Bürokrasi ve mevzuattan, konjonktür ve reel-politikten âzâde bir Ülkücü siyaset olabilir mi? Mümkün değil. Peki parti daha iyi yönetilebilir mi? Mümkün!. Her şeyin daha iyisi vardır. En iyisini de sadece Allah bilir. Biz aklımız, fikrimiz, beynimizdeki hücre performansı kadar konuşuruz. Bu yüzden de meşverette hayır vardır. Meşveretin ilk şartı da Ülkücülerin meşveret kapılarını kapatacak saygısız ve sevgisiz söylemlere itibar etmemesidir.

Sonuç: Konjonktüre Ülkücü Bakış

Bugün bir tarafında ABD olan bir savaşın içindeyiz. 4 Temmuz 2003’te Süleymaniye’de başımıza gelen çuval olayından beri Hükümet, mütareke dönemindeki gibi bir teslimiyetle kendi varlığını koruyor. Yargı mağlup, basın esir, ordu suskun, CHP şaşkın, BDP düşmana yatkın... 

Cephede Sadece MHP Var. 

ABD’ye meydan okuyan ve mesela son olarak Amerikan Dışişleri bakanının İstanbul davetini reddeden tek muhalefet lideri Devlet Bahçeli... Bu, emperyalizme meydan okumaktır ve siz neresinden bakarsanız bakın Tarih, Devlet Bahçeli’yi bu açıdan görecektir. ABD projelerini ve taleplerini reddeden generallerin içeri atıldığı bir konjonktürü sivil siyasiler açısından da doğru okumak zorundayız. 

Evet, sinsi bir savaşın tam ortasındayız ve yine sadece biz savaşıyoruz. Cephedeki disiplinsizliğin diğer adı “ordubozanlık”tır. Vatan söz konusu olduğunda, demokrasi pahalı bir “burjuva eğlencesine” dönüşür. Bugün vatanın bütünlüğü ve milletin bağımsızlığı tehlikededir. Türklük, tehdit altındadır. Bu gerçeği göremeyenler, ordubozanlık yapmak yerine derhal safları terk etmelidir. 

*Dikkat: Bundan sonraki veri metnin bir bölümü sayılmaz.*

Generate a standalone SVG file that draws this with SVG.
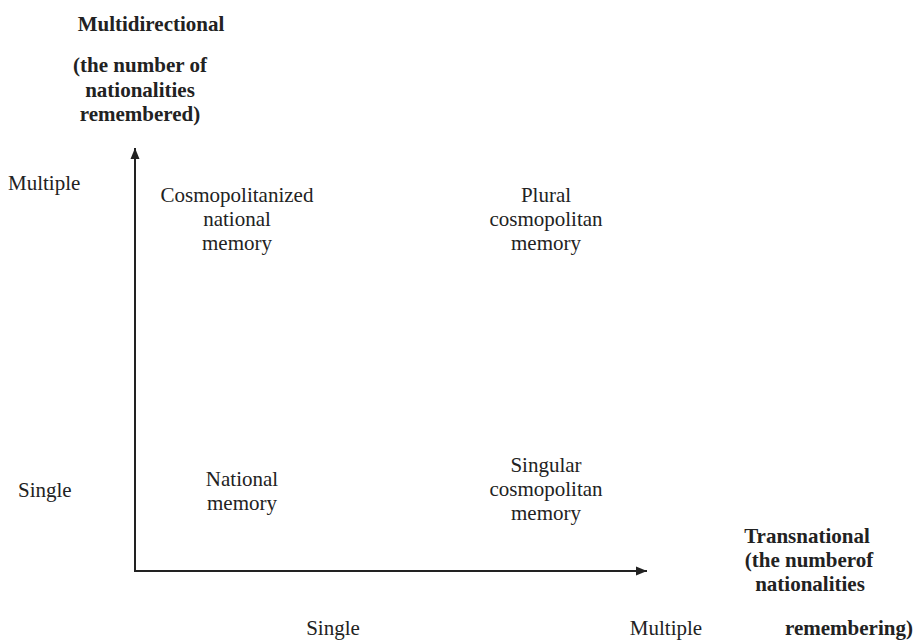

Biz Ülkücüyüz!.. Yorgun ve bezgin millete umut aşılamak zorundayız. Bunu MHP içerisinde pusulu, pusatlı ve parçalı-bulutlu bir görüntü vererek yapamayız. Türklüğün son kalesi olan MHP’nin, ne sebeple olursa olsun incitilmesine razı olamayız. 

Bugün hep birlikte, bütün enerjimizi birleştirerek bir ışın huzmesi gibi karanlıkların üzerine yürüme zamanıdır. “Halk avuntusu eğlenceler, panayırlar” başka bahara kalsın...

Şimdi politikada Ülkücülük zamanıdır.